Wednesday, April 26, 2017

Happy Birthday Mr. Richter

It’s the birthday of the geophysicist and seismologist Charles Richter, born in Overpeck, Ohio (1900). Richter devised the earthquake grading scale that bears his name.

He began as a research assistant to the scientist Beno Gutenberg at Caltech in the early 1930s. At the time, scientists in Southern California wanted to begin producing regular earthquake reports, which required a reliable way to talk about the phenomena. The existing “Mercalli scale” ranked earthquakes by public fear response and building damage — both of which were highly subjective. Richter and Gutenberg developed an absolute measure of earthquake intensity by recording real motion during a seismic event. The Richter scale is logarithmic, meaning that each number of magnitude is 10 times stronger than the last. These more precise measurements were important in preventing future deaths.
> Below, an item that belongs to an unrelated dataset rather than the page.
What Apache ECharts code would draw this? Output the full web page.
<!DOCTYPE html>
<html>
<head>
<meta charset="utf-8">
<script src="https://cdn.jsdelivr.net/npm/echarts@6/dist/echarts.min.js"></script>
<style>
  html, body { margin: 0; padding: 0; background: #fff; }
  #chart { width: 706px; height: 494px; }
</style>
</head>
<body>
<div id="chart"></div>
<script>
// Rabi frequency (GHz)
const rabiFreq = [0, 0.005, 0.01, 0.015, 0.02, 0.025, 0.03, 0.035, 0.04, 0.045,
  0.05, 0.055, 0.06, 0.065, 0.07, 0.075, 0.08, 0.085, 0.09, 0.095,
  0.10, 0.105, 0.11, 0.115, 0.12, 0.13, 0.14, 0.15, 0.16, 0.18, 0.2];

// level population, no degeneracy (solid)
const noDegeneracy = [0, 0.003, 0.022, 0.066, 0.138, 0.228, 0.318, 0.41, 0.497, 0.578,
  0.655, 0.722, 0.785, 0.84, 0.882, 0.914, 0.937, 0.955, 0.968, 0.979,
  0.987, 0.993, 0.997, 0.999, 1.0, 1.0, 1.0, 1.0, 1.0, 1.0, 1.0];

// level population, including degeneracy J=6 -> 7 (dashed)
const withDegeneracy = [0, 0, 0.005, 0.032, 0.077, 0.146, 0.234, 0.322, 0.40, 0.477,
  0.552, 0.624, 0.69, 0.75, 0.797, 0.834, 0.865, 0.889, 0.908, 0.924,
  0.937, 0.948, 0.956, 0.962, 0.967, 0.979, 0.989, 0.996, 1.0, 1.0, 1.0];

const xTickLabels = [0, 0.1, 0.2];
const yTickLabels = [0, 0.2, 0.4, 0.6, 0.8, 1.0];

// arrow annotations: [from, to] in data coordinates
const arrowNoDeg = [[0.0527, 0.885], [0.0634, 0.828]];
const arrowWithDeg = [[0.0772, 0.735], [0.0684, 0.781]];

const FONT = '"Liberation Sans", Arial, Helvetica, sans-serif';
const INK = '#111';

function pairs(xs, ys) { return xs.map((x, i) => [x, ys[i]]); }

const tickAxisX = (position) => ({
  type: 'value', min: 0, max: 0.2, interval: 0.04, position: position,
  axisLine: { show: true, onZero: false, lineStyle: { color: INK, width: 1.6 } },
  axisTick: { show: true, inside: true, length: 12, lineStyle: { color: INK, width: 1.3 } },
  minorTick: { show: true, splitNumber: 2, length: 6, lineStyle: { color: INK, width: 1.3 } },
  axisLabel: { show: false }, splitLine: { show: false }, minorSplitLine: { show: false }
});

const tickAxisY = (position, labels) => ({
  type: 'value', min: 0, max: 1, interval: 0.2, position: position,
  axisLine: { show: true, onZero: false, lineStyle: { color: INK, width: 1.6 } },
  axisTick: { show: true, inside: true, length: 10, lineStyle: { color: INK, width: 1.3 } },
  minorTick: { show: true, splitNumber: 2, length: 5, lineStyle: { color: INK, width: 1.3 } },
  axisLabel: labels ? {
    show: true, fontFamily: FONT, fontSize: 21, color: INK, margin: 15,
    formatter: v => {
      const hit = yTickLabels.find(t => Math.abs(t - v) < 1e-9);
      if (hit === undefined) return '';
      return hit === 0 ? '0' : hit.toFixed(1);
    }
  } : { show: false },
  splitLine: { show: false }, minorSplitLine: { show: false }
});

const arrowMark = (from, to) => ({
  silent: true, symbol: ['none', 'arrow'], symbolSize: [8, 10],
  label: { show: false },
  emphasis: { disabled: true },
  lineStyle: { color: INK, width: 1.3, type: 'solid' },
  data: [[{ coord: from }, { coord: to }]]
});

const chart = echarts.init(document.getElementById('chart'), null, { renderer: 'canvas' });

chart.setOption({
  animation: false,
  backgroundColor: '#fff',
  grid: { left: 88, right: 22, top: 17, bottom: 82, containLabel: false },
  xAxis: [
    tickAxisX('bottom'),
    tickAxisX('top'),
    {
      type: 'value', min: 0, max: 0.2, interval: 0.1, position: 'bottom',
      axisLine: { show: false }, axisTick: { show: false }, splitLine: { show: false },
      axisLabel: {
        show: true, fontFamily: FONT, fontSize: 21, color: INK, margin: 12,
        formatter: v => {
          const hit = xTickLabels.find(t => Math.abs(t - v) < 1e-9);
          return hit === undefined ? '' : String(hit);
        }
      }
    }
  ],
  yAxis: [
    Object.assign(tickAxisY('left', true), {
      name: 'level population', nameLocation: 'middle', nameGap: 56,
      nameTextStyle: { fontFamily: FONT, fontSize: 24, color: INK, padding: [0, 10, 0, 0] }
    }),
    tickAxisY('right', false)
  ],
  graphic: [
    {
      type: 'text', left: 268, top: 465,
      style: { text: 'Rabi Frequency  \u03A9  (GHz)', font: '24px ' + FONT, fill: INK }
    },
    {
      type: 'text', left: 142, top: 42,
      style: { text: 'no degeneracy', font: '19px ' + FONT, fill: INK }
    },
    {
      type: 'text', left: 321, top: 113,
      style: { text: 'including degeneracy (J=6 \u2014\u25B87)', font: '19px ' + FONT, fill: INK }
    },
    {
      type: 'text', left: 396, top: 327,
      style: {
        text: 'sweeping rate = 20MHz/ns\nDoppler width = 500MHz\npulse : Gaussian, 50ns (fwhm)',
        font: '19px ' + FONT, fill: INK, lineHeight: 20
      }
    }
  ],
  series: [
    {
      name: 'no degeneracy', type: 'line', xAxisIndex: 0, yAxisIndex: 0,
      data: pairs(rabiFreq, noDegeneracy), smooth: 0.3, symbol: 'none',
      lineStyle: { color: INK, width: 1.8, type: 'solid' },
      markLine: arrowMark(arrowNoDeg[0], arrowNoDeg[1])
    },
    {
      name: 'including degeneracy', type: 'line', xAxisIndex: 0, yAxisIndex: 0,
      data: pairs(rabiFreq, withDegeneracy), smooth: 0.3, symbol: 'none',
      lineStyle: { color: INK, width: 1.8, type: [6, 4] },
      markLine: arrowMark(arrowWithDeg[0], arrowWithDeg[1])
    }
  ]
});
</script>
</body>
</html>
Richter became so engrossed in his work that he kept a seismograph machine in his living room and made himself available to answer earthquake questions 24/7. He also helped to develop new building codes for earthquake-prone neighborhoods. In the latter half of the 20th century, the Richter scale was replaced by the moment magnitude scale, which measures the size of earthquakes in terms of the energy released. Still, to the public, the Richter scale remains the most recognizable measurement.

There are around 500,000 earthquakes across the world every year, only 100 of which cause damage. Tectonic movement of just seven to eight inches is enough for a major earthquake. The largest recorded earthquake in the world happened in 1960 in Chile, a magnitude of 9.5 on the Richter scale.